It now costs $102 to renew your vehicle registration in King County, Washington (the county containing Seattle)! Why? Because the King County Metro transit system is broke. It is facing a $1.2 billion revenue shortfall for 2008-2015. This has led to the adoption of relatively expensive fees attached to vehicle registrations in the county. The breakdown of a typical registration bill now looks like this:

“Filing fee” $3
“RTA tax” $6
“Transportation Benefit District fee” $20
“Gross weight fee” $48
“State Parks Account donation” $5 (“Donation”? Aren’t those voluntary? This is like mandatory gratuity at a restaurant.)
“Congestion reduction charge” $20

The “congestion reduction charge” was added by the King County Council in 2011. It is effective 2013-2014 to help pay for the KC Metro Transit shortfall and their efforts to improve efficiency and get back in the black… “Metro will receive about $25 million in each of the two years the charge is in effect, for a total of $50 million,”… and it won’t even come close to closing the gap:

…some of the actions to narrow the budget gap, such as tapping reserves, will be exhausted after 2013, and the congestion reduction charge expires in mid 2014. That means Metro will face a $60 million ongoing annual revenue shortfall to maintain existing service unless new funding for transit is approved. Metro needs another $15 million to replace aging buses that provide existing service, making the total funding shortfall $75 million.

So, in summary… I get to pay fees for a bunch of stuff I don’t use, based upon laws I didn’t vote for, because the state can’t manage a transportation “business” of which I am not a customer?

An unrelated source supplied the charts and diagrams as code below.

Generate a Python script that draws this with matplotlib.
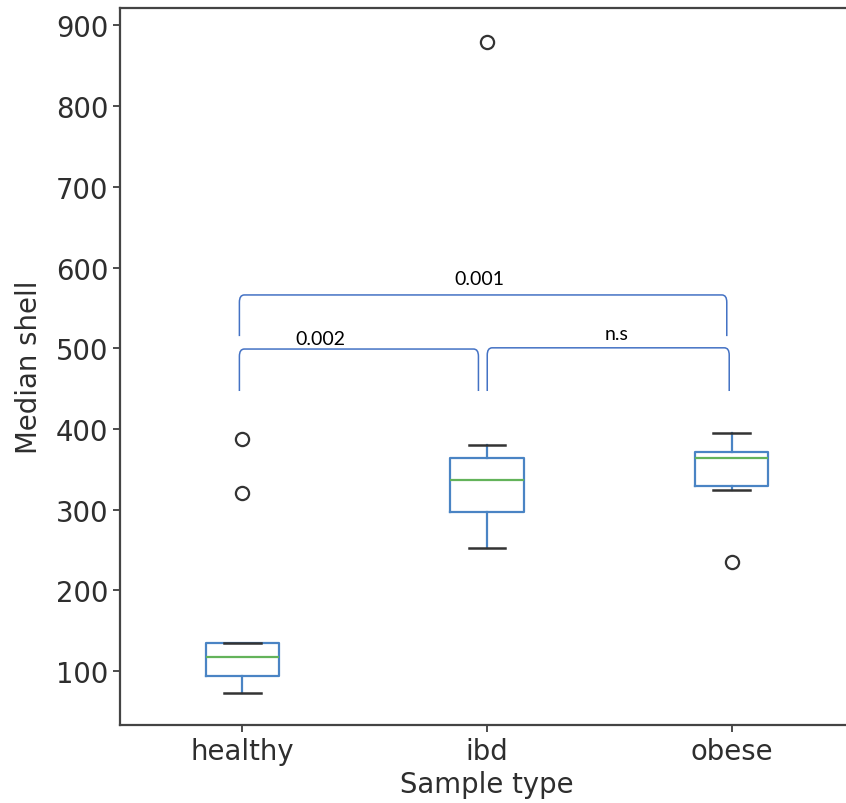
import matplotlib
matplotlib.use("Agg")
import matplotlib.pyplot as plt
from matplotlib.path import Path
from matplotlib.patches import PathPatch

# ---- data ----
groups = ["healthy", "ibd", "obese"]
q1 = [93.6, 296.7, 329.4]
med = [117.1, 336.4, 364.1]
q3 = [134.4, 364.1, 371.5]
whislo = [72.9, 252.5, 324.4]
whishi = [134.4, 380.6, 395.0]
fliers = [[387.6, 320.7], [879.9], [235.2]]

# significance comparisons: (group a, group b, label)
comparisons = [("healthy", "ibd", "0.002"),
               ("ibd", "obese", "n.s"),
               ("healthy", "obese", "0.001")]

BOX_C = "#4a84c4"
MED_C = "#63b35a"
CAP_C = "#333333"
BR_C = "#4472C4"
TXT_C = "#2e2e2e"

fig = plt.figure(figsize=(8.46, 8.04), dpi=100)
ax = fig.add_axes([120 / 846, 1 - 725.7 / 804, 734 / 846, (725.7 - 9) / 804])

stats = []
for i, g in enumerate(groups):
    stats.append(dict(label=g, q1=q1[i], med=med[i], q3=q3[i],
                      whislo=whislo[i], whishi=whishi[i], fliers=fliers[i]))

ax.bxp(stats, positions=[1, 2, 3], widths=0.3,
       boxprops=dict(color=BOX_C, linewidth=1.6),
       whiskerprops=dict(color=BOX_C, linewidth=1.6),
       medianprops=dict(color=MED_C, linewidth=1.6),
       capprops=dict(color=CAP_C, linewidth=1.8),
       flierprops=dict(marker="o", markerfacecolor="none",
                       markeredgecolor=CAP_C, markersize=9.5,
                       markeredgewidth=1.6))

ax.set_xlim(0.5, 3.5)
ax.set_ylim(33.6, 921.5)
ax.set_yticks([100, 200, 300, 400, 500, 600, 700, 800, 900])
ax.set_xticks([1, 2, 3])
ax.set_xticklabels(groups)
ax.tick_params(labelsize=19.8, colors=TXT_C, length=5, width=1.2)
ax.set_xlabel("Sample type", fontsize=19.8, color=TXT_C, labelpad=4)
ax.set_ylabel("Median shell", fontsize=19.8, color=TXT_C, labelpad=9)
for s in ax.spines.values():
    s.set_color("#444444")
    s.set_linewidth(1.6)


def bracket(x0, x1, ytop, ybot, label, tx, ty):
    rx, ry = 0.02, 9.0
    verts = [(x0, ybot), (x0, ytop - ry), (x0, ytop), (x0 + rx, ytop),
             (x1 - rx, ytop), (x1, ytop), (x1, ytop - ry), (x1, ybot)]
    codes = [Path.MOVETO, Path.LINETO, Path.CURVE3, Path.CURVE3,
             Path.LINETO, Path.CURVE3, Path.CURVE3, Path.LINETO]
    ax.add_patch(PathPatch(Path(verts, codes), fill=False,
                           edgecolor=BR_C, linewidth=1.1, clip_on=False))
    ax.text(tx, ty, label, ha="center", va="center", fontsize=14,
            family=["Lato", "DejaVu Sans"], color="black")


pos = {g: i + 1 for i, g in enumerate(groups)}
# bracket geometry per comparison (x offsets, top, bottom, text position)
bracket(pos["healthy"] - 0.012, pos["ibd"] - 0.035, 499, 447,
        comparisons[0][2], 1.32, 512)
bracket(pos["ibd"] + 0.001, pos["obese"] - 0.01, 500.5, 447,
        comparisons[1][2], 2.53, 518)
bracket(pos["healthy"] - 0.012, pos["obese"] - 0.02, 566, 515,
        comparisons[2][2], 1.97, 587)

fig.savefig("out.png", dpi=100)
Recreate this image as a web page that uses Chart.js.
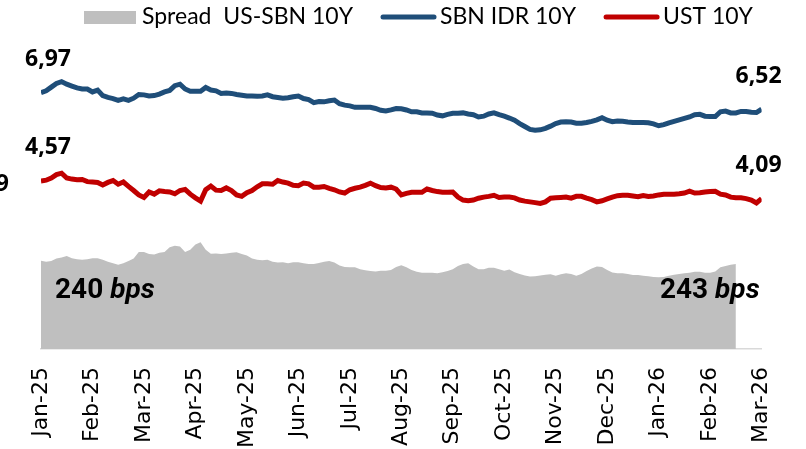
<!DOCTYPE html>
<html>
<head>
<meta charset="utf-8">
<script src="https://cdn.jsdelivr.net/npm/chart.js@4.4.1/dist/chart.umd.min.js"></script>
<style>
  html, body { margin: 0; padding: 0; background: #fff; }
  #wrap { width: 806px; height: 449px; }
</style>
</head>
<body>
<div id="wrap"><canvas id="myChart"></canvas></div>
<script>
const months = ['Jan-25', 'Feb-25', 'Mar-25', 'Apr-25', 'May-25', 'Jun-25', 'Jul-25', 'Aug-25',
  'Sep-25', 'Oct-25', 'Nov-25', 'Dec-25', 'Jan-26', 'Feb-26', 'Mar-26'];

// one value every 0.1 month
const step = 0.1;

const sbn = [
  6.97, 7.02, 7.12, 7.22, 7.27, 7.20, 7.15, 7.10, 7.07, 7.07,
  6.99, 7.04, 6.89, 6.84, 6.81, 6.76, 6.80, 6.76, 6.82, 6.92,
  6.91, 6.88, 6.89, 6.93, 6.99, 7.03, 7.16, 7.20, 7.07, 7.01,
  7.01, 7.01, 7.11, 7.04, 7.02, 6.95, 6.96, 6.95, 6.92, 6.90,
  6.88, 6.88, 6.87, 6.88, 6.91, 6.86, 6.84, 6.82, 6.83, 6.86,
  6.88, 6.81, 6.78, 6.70, 6.73, 6.72, 6.75, 6.77, 6.67, 6.63,
  6.61, 6.57, 6.57, 6.57, 6.57, 6.54, 6.49, 6.47, 6.50, 6.54,
  6.53, 6.50, 6.45, 6.45, 6.42, 6.42, 6.41, 6.36, 6.34, 6.38,
  6.41, 6.41, 6.42, 6.39, 6.37, 6.31, 6.33, 6.39, 6.42, 6.37,
  6.33, 6.28, 6.22, 6.13, 6.05, 5.97, 5.95, 5.96, 6.00, 6.06,
  6.13, 6.17, 6.18, 6.17, 6.14, 6.14, 6.16, 6.19, 6.23, 6.29,
  6.22, 6.18, 6.20, 6.19, 6.17, 6.16, 6.16, 6.16, 6.15, 6.12,
  6.07, 6.10, 6.15, 6.19, 6.23, 6.27, 6.31, 6.37, 6.38, 6.33,
  6.32, 6.32, 6.45, 6.47, 6.42, 6.42, 6.46, 6.46, 6.44, 6.43, 6.52
];

const ust = [
  4.57, 4.59, 4.65, 4.74, 4.78, 4.65, 4.62, 4.60, 4.61, 4.55,
  4.54, 4.53, 4.46, 4.53, 4.58, 4.48, 4.54, 4.42, 4.31, 4.19,
  4.12, 4.27, 4.21, 4.30, 4.28, 4.27, 4.22, 4.31, 4.34, 4.21,
  4.11, 4.02, 4.33, 4.43, 4.32, 4.31, 4.38, 4.31, 4.19, 4.15,
  4.25, 4.31, 4.41, 4.49, 4.49, 4.48, 4.58, 4.54, 4.51, 4.45,
  4.44, 4.51, 4.49, 4.40, 4.40, 4.42, 4.37, 4.33, 4.27, 4.24,
  4.33, 4.37, 4.40, 4.45, 4.51, 4.44, 4.39, 4.38, 4.40, 4.35,
  4.19, 4.23, 4.26, 4.26, 4.26, 4.35, 4.31, 4.28, 4.26, 4.26,
  4.27, 4.13, 4.05, 4.03, 4.05, 4.10, 4.13, 4.15, 4.18, 4.12,
  4.13, 4.13, 4.11, 4.05, 4.02, 4.00, 3.98, 3.96, 4.00, 4.10,
  4.11, 4.12, 4.13, 4.10, 4.15, 4.15, 4.10, 4.06, 4.00, 4.03,
  4.08, 4.13, 4.17, 4.18, 4.18, 4.16, 4.14, 4.17, 4.15, 4.16,
  4.19, 4.21, 4.21, 4.21, 4.22, 4.24, 4.29, 4.24, 4.25, 4.27,
  4.28, 4.29, 4.21, 4.19, 4.13, 4.11, 4.11, 4.09, 4.05, 3.97, 4.09
];

// spread in bps
const spread = [
  240, 237, 239, 246, 249, 253, 247, 244, 243, 244,
  247, 247, 243, 237, 233, 229, 233, 239, 246, 264,
  264, 258, 257, 262, 264, 277, 281, 279, 264, 270,
  284, 290, 270, 259, 260, 258, 260, 262, 263, 258,
  254, 246, 243, 241, 243, 237, 235, 236, 233, 236,
  236, 233, 231, 231, 234, 237, 239, 235, 227, 223,
  222, 222, 217, 214, 212, 211, 213, 213, 215, 223,
  228, 222, 215, 210, 207, 207, 207, 206, 209, 212,
  217, 226, 231, 233, 224, 217, 217, 221, 221, 217,
  213, 216, 209, 204, 200, 197, 198, 200, 202, 203,
  199, 203, 206, 204, 199, 204, 212, 219, 224, 223,
  215, 208, 206, 206, 204, 201, 201, 199, 198, 196,
  195, 196, 199, 202, 204, 206, 207, 210, 210, 207,
  207, 211, 222, 226, 229, 231
];

const spreadNotes = ['240', '243'];

const toPoints = arr => arr.map((v, i) => ({ x: i * step, y: v }));
const fmt = v => v.toFixed(2).replace('.', ',');

const decor = {
  id: 'decor',
  afterDatasetsDraw(chart) {
    const { ctx, chartArea, scales } = chart;
    const xs = scales.x, ys = scales.y;
    ctx.save();

    // first / last values
    ctx.font = 'bold 23px "Open Sans"';
    ctx.fillStyle = '#000';
    ctx.textBaseline = 'middle';
    [sbn, ust].forEach(arr => {
      const last = arr.length - 1;
      ctx.textAlign = 'left';
      ctx.fillText(fmt(arr[0]), xs.getPixelForValue(0) - 16, ys.getPixelForValue(arr[0]) - 33);
      ctx.textAlign = 'right';
      ctx.fillText(fmt(arr[last]), xs.getPixelForValue(last * step) + 20, ys.getPixelForValue(arr[last]) - 33);
    });
    ctx.textAlign = 'right';
    ctx.fillText('9', 9, 184);

    // spread notes
    const baseY = chartArea.bottom - 51;
    const note = (txt, x, align) => {
      ctx.font = 'bold 28px Roboto';
      const w1 = ctx.measureText(txt + ' ').width;
      ctx.font = 'italic bold 28px Roboto';
      const w2 = ctx.measureText('bps').width;
      const x0 = align === 'left' ? x : x - w1 - w2;
      ctx.textAlign = 'left';
      ctx.textBaseline = 'alphabetic';
      ctx.font = 'bold 28px Roboto';
      ctx.fillText(txt, x0, baseY);
      ctx.font = 'italic bold 28px Roboto';
      ctx.fillText('bps', x0 + w1, baseY);
    };
    note(spreadNotes[0], chartArea.left + 14, 'left');
    note(spreadNotes[1], chartArea.right - 2, 'right');

    // legend
    ctx.font = '23px Lato';
    ctx.textBaseline = 'middle';
    ctx.textAlign = 'left';
    let lx = 84;
    const ly = 17;
    [2, 0, 1].forEach(idx => {
      const ds = chart.data.datasets[idx];
      if (ds.fill) {
        ctx.fillStyle = ds.backgroundColor;
        ctx.fillRect(lx, ly - 6, 52, 13);
        lx += 58;
      } else {
        ctx.strokeStyle = ds.borderColor;
        ctx.lineWidth = 5;
        ctx.lineCap = 'round';
        ctx.beginPath();
        ctx.moveTo(lx + 2, ly);
        ctx.lineTo(lx + 53, ly);
        ctx.stroke();
        lx += 59;
      }
      ctx.fillStyle = '#000';
      ctx.fillText(ds.label, lx, ly);
      lx += ctx.measureText(ds.label).width + 28;
    });
    ctx.restore();
  }
};

new Chart(document.getElementById('myChart'), {
  type: 'line',
  data: {
    datasets: [
      {
        label: 'SBN IDR 10Y',
        data: toPoints(sbn),
        borderColor: '#1f4e79',
        borderWidth: 5,
        pointRadius: 0,
        yAxisID: 'y',
        order: 1,
      },
      {
        label: 'UST 10Y',
        data: toPoints(ust),
        borderColor: '#c00000',
        borderWidth: 5,
        pointRadius: 0,
        yAxisID: 'y',
        order: 2,
      },
      {
        label: 'Spread  US-SBN 10Y',
        data: toPoints(spread),
        borderColor: 'rgba(0,0,0,0)',
        backgroundColor: '#bfbfbf',
        borderWidth: 0,
        pointRadius: 0,
        fill: 'origin',
        yAxisID: 'bps',
        order: 3,
      },
    ],
  },
  options: {
    responsive: true,
    maintainAspectRatio: false,
    animation: false,
    layout: { padding: { top: 18, left: 41, right: 39, bottom: 0 } },
    plugins: { legend: { display: false }, tooltip: { enabled: false } },
    scales: {
      x: {
        type: 'linear',
        min: 0,
        max: 14,
        afterFit: s => { s.height = 100; },
        grid: { display: false, drawTicks: false },
        border: { display: true, color: '#d9d9d9', width: 1.5 },
        ticks: {
          stepSize: 1,
          autoSkip: false,
          minRotation: 90,
          maxRotation: 90,
          padding: 18,
          color: '#000',
          font: { family: 'DejaVu Sans', size: 22 },
          callback: v => months[v],
        },
      },
      y: { display: false, min: 0, max: 9 },
      bps: { display: false, min: 0, max: 900 },
    },
  },
  plugins: [decor],
});
</script>
</body>
</html>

Allow to take this opportunity to praise the supreme fairness of Democracy… no, I changed my mind.

Here’s a fresh idea: With $50 million or $20 each, residents of King County could fund/charter a small number of competitive, non-monopolistic, accountable, private-sector transit providers instead of paying off the King County Council under threat of fine and/or imprisonment to keep their failing transit system afloat for a few more years. When there is still a problem in 2015, what recourse does the public really have? Our money will have already been spent. Perhaps if passengers were customers who had the option of taking their business to another provider, those providers would have incentive by competition to find efficient solutions and have better logistics than the others. If King County can’t maintain a transit service, maybe it’s time to let someone else take a try at it.

It’s time for municipalities to look for “outside the box” solutions. It’s almost like King County Metro is “too big to fail”… This is really just a bail-out, isn’t it?